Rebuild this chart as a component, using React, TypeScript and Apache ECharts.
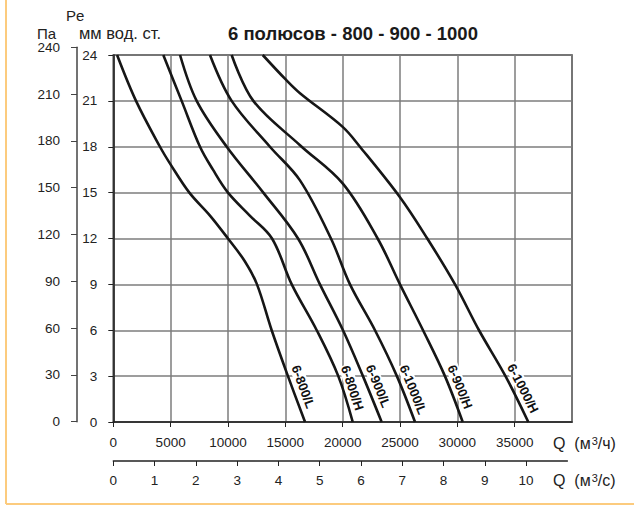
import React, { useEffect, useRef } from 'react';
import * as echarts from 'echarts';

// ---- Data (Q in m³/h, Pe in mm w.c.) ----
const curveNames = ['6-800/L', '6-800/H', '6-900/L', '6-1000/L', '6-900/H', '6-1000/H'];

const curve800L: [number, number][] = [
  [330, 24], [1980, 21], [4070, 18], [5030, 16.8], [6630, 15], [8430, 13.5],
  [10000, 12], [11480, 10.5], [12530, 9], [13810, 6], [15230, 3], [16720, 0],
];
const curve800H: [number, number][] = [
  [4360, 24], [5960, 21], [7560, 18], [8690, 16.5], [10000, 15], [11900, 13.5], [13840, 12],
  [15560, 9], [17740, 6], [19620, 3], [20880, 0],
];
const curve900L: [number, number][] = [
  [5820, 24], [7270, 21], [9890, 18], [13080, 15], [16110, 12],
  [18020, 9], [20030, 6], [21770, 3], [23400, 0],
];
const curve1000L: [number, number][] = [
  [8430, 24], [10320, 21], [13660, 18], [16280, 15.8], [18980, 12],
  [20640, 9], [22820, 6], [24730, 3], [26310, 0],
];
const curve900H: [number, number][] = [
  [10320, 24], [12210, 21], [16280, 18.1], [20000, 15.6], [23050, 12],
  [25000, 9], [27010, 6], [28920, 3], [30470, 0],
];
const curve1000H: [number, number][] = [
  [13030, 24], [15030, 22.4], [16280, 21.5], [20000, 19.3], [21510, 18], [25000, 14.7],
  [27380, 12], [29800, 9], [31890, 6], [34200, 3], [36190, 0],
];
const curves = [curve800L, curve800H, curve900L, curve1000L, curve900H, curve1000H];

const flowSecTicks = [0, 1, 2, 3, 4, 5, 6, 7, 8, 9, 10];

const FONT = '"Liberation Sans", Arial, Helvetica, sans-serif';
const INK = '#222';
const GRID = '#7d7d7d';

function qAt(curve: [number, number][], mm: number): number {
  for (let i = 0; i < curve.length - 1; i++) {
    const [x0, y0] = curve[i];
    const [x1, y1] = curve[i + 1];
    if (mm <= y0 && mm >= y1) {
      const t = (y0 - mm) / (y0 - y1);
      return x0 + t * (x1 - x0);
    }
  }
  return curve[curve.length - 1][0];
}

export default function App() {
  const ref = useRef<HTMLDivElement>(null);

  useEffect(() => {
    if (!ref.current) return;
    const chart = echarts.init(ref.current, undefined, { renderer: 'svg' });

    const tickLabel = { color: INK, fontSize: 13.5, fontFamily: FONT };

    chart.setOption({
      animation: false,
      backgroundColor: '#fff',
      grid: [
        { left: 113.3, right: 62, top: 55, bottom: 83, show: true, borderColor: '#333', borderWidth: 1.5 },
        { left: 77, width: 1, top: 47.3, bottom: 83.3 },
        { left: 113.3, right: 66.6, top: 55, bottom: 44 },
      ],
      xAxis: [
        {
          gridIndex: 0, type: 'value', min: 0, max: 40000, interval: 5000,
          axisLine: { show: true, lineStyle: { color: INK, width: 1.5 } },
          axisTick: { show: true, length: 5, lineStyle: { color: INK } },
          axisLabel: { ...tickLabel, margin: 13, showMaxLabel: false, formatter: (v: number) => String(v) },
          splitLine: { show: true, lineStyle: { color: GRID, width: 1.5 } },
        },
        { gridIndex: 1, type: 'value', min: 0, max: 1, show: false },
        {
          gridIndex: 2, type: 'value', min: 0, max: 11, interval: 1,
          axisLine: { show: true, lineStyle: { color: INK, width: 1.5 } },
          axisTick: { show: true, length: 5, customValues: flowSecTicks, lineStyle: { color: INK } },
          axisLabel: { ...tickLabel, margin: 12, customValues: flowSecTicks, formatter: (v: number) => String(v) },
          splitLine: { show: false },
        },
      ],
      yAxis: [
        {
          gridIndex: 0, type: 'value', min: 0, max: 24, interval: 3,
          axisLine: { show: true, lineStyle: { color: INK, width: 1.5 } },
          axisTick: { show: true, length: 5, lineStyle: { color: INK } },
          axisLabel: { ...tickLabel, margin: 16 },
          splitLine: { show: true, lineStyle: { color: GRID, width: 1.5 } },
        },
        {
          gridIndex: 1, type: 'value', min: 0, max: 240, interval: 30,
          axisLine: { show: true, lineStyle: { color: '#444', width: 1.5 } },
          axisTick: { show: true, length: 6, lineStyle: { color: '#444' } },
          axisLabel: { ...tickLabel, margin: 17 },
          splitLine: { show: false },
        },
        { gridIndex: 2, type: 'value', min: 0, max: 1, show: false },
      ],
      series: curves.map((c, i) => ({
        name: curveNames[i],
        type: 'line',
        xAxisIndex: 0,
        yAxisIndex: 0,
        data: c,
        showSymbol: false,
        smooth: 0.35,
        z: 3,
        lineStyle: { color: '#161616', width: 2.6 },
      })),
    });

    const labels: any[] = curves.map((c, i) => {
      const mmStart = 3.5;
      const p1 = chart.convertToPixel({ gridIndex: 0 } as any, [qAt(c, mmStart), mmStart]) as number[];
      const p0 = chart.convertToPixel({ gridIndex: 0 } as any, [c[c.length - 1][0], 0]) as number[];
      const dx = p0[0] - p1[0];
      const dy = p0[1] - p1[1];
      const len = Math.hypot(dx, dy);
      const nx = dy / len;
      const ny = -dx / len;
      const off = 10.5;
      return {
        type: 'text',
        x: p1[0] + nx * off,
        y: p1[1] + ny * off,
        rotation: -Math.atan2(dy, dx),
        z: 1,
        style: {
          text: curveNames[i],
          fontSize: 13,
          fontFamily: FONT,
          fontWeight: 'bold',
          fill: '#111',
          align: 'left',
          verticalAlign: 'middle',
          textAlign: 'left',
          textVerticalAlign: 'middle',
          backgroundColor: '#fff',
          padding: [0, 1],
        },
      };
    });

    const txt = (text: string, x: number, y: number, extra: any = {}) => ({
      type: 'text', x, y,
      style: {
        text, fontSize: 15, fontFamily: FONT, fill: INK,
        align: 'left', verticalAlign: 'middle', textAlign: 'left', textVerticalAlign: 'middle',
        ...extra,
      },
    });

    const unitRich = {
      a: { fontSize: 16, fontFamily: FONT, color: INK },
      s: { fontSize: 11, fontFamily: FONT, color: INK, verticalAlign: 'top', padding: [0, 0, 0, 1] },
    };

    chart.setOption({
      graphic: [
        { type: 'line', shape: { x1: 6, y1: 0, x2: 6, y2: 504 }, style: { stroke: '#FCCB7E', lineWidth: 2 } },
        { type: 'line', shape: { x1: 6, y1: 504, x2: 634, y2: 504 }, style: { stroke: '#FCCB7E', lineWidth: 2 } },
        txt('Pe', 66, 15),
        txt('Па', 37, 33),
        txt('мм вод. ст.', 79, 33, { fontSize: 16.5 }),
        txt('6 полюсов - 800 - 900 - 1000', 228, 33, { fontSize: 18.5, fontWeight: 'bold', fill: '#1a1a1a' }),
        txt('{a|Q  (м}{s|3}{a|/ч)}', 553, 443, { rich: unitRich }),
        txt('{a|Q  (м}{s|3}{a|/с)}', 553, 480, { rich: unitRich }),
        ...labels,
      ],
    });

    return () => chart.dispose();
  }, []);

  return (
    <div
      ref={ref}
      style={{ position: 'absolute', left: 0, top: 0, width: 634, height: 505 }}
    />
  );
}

------------------------------

The problem ▸ Every line is to be duplicated exactly, though pictures stay out.

The answer ▸
Rebuild this chart as a component, using React, TypeScript and Apache ECharts.
import React, { useEffect, useRef } from 'react';
import * as echarts from 'echarts';

// ---- Data (Q in m³/h, Pe in mm w.c.) ----
const curveNames = ['6-800/L', '6-800/H', '6-900/L', '6-1000/L', '6-900/H', '6-1000/H'];

const curve800L: [number, number][] = [
  [330, 24], [1980, 21], [4070, 18], [5030, 16.8], [6630, 15], [8430, 13.5],
  [10000, 12], [11480, 10.5], [12530, 9], [13810, 6], [15230, 3], [16720, 0],
];
const curve800H: [number, number][] = [
  [4360, 24], [5960, 21], [7560, 18], [8690, 16.5], [10000, 15], [11900, 13.5], [13840, 12],
  [15560, 9], [17740, 6], [19620, 3], [20880, 0],
];
const curve900L: [number, number][] = [
  [5820, 24], [7270, 21], [9890, 18], [13080, 15], [16110, 12],
  [18020, 9], [20030, 6], [21770, 3], [23400, 0],
];
const curve1000L: [number, number][] = [
  [8430, 24], [10320, 21], [13660, 18], [16280, 15.8], [18980, 12],
  [20640, 9], [22820, 6], [24730, 3], [26310, 0],
];
const curve900H: [number, number][] = [
  [10320, 24], [12210, 21], [16280, 18.1], [20000, 15.6], [23050, 12],
  [25000, 9], [27010, 6], [28920, 3], [30470, 0],
];
const curve1000H: [number, number][] = [
  [13030, 24], [15030, 22.4], [16280, 21.5], [20000, 19.3], [21510, 18], [25000, 14.7],
  [27380, 12], [29800, 9], [31890, 6], [34200, 3], [36190, 0],
];
const curves = [curve800L, curve800H, curve900L, curve1000L, curve900H, curve1000H];

const flowSecTicks = [0, 1, 2, 3, 4, 5, 6, 7, 8, 9, 10];

const FONT = '"Liberation Sans", Arial, Helvetica, sans-serif';
const INK = '#222';
const GRID = '#7d7d7d';

function qAt(curve: [number, number][], mm: number): number {
  for (let i = 0; i < curve.length - 1; i++) {
    const [x0, y0] = curve[i];
    const [x1, y1] = curve[i + 1];
    if (mm <= y0 && mm >= y1) {
      const t = (y0 - mm) / (y0 - y1);
      return x0 + t * (x1 - x0);
    }
  }
  return curve[curve.length - 1][0];
}

export default function App() {
  const ref = useRef<HTMLDivElement>(null);

  useEffect(() => {
    if (!ref.current) return;
    const chart = echarts.init(ref.current, undefined, { renderer: 'svg' });

    const tickLabel = { color: INK, fontSize: 13.5, fontFamily: FONT };

    chart.setOption({
      animation: false,
      backgroundColor: '#fff',
      grid: [
        { left: 113.3, right: 62, top: 55, bottom: 83, show: true, borderColor: '#333', borderWidth: 1.5 },
        { left: 77, width: 1, top: 47.3, bottom: 83.3 },
        { left: 113.3, right: 66.6, top: 55, bottom: 44 },
      ],
      xAxis: [
        {
          gridIndex: 0, type: 'value', min: 0, max: 40000, interval: 5000,
          axisLine: { show: true, lineStyle: { color: INK, width: 1.5 } },
          axisTick: { show: true, length: 5, lineStyle: { color: INK } },
          axisLabel: { ...tickLabel, margin: 13, showMaxLabel: false, formatter: (v: number) => String(v) },
          splitLine: { show: true, lineStyle: { color: GRID, width: 1.5 } },
        },
        { gridIndex: 1, type: 'value', min: 0, max: 1, show: false },
        {
          gridIndex: 2, type: 'value', min: 0, max: 11, interval: 1,
          axisLine: { show: true, lineStyle: { color: INK, width: 1.5 } },
          axisTick: { show: true, length: 5, customValues: flowSecTicks, lineStyle: { color: INK } },
          axisLabel: { ...tickLabel, margin: 12, customValues: flowSecTicks, formatter: (v: number) => String(v) },
          splitLine: { show: false },
        },
      ],
      yAxis: [
        {
          gridIndex: 0, type: 'value', min: 0, max: 24, interval: 3,
          axisLine: { show: true, lineStyle: { color: INK, width: 1.5 } },
          axisTick: { show: true, length: 5, lineStyle: { color: INK } },
          axisLabel: { ...tickLabel, margin: 16 },
          splitLine: { show: true, lineStyle: { color: GRID, width: 1.5 } },
        },
        {
          gridIndex: 1, type: 'value', min: 0, max: 240, interval: 30,
          axisLine: { show: true, lineStyle: { color: '#444', width: 1.5 } },
          axisTick: { show: true, length: 6, lineStyle: { color: '#444' } },
          axisLabel: { ...tickLabel, margin: 17 },
          splitLine: { show: false },
        },
        { gridIndex: 2, type: 'value', min: 0, max: 1, show: false },
      ],
      series: curves.map((c, i) => ({
        name: curveNames[i],
        type: 'line',
        xAxisIndex: 0,
        yAxisIndex: 0,
        data: c,
        showSymbol: false,
        smooth: 0.35,
        z: 3,
        lineStyle: { color: '#161616', width: 2.6 },
      })),
    });

    const labels: any[] = curves.map((c, i) => {
      const mmStart = 3.5;
      const p1 = chart.convertToPixel({ gridIndex: 0 } as any, [qAt(c, mmStart), mmStart]) as number[];
      const p0 = chart.convertToPixel({ gridIndex: 0 } as any, [c[c.length - 1][0], 0]) as number[];
      const dx = p0[0] - p1[0];
      const dy = p0[1] - p1[1];
      const len = Math.hypot(dx, dy);
      const nx = dy / len;
      const ny = -dx / len;
      const off = 10.5;
      return {
        type: 'text',
        x: p1[0] + nx * off,
        y: p1[1] + ny * off,
        rotation: -Math.atan2(dy, dx),
        z: 1,
        style: {
          text: curveNames[i],
          fontSize: 13,
          fontFamily: FONT,
          fontWeight: 'bold',
          fill: '#111',
          align: 'left',
          verticalAlign: 'middle',
          textAlign: 'left',
          textVerticalAlign: 'middle',
          backgroundColor: '#fff',
          padding: [0, 1],
        },
      };
    });

    const txt = (text: string, x: number, y: number, extra: any = {}) => ({
      type: 'text', x, y,
      style: {
        text, fontSize: 15, fontFamily: FONT, fill: INK,
        align: 'left', verticalAlign: 'middle', textAlign: 'left', textVerticalAlign: 'middle',
        ...extra,
      },
    });

    const unitRich = {
      a: { fontSize: 16, fontFamily: FONT, color: INK },
      s: { fontSize: 11, fontFamily: FONT, color: INK, verticalAlign: 'top', padding: [0, 0, 0, 1] },
    };

    chart.setOption({
      graphic: [
        { type: 'line', shape: { x1: 6, y1: 0, x2: 6, y2: 504 }, style: { stroke: '#FCCB7E', lineWidth: 2 } },
        { type: 'line', shape: { x1: 6, y1: 504, x2: 634, y2: 504 }, style: { stroke: '#FCCB7E', lineWidth: 2 } },
        txt('Pe', 66, 15),
        txt('Па', 37, 33),
        txt('мм вод. ст.', 79, 33, { fontSize: 16.5 }),
        txt('6 полюсов - 800 - 900 - 1000', 228, 33, { fontSize: 18.5, fontWeight: 'bold', fill: '#1a1a1a' }),
        txt('{a|Q  (м}{s|3}{a|/ч)}', 553, 443, { rich: unitRich }),
        txt('{a|Q  (м}{s|3}{a|/с)}', 553, 480, { rich: unitRich }),
        ...labels,
      ],
    });

    return () => chart.dispose();
  }, []);

  return (
    <div
      ref={ref}
      style={{ position: 'absolute', left: 0, top: 0, width: 634, height: 505 }}
    />
  );
}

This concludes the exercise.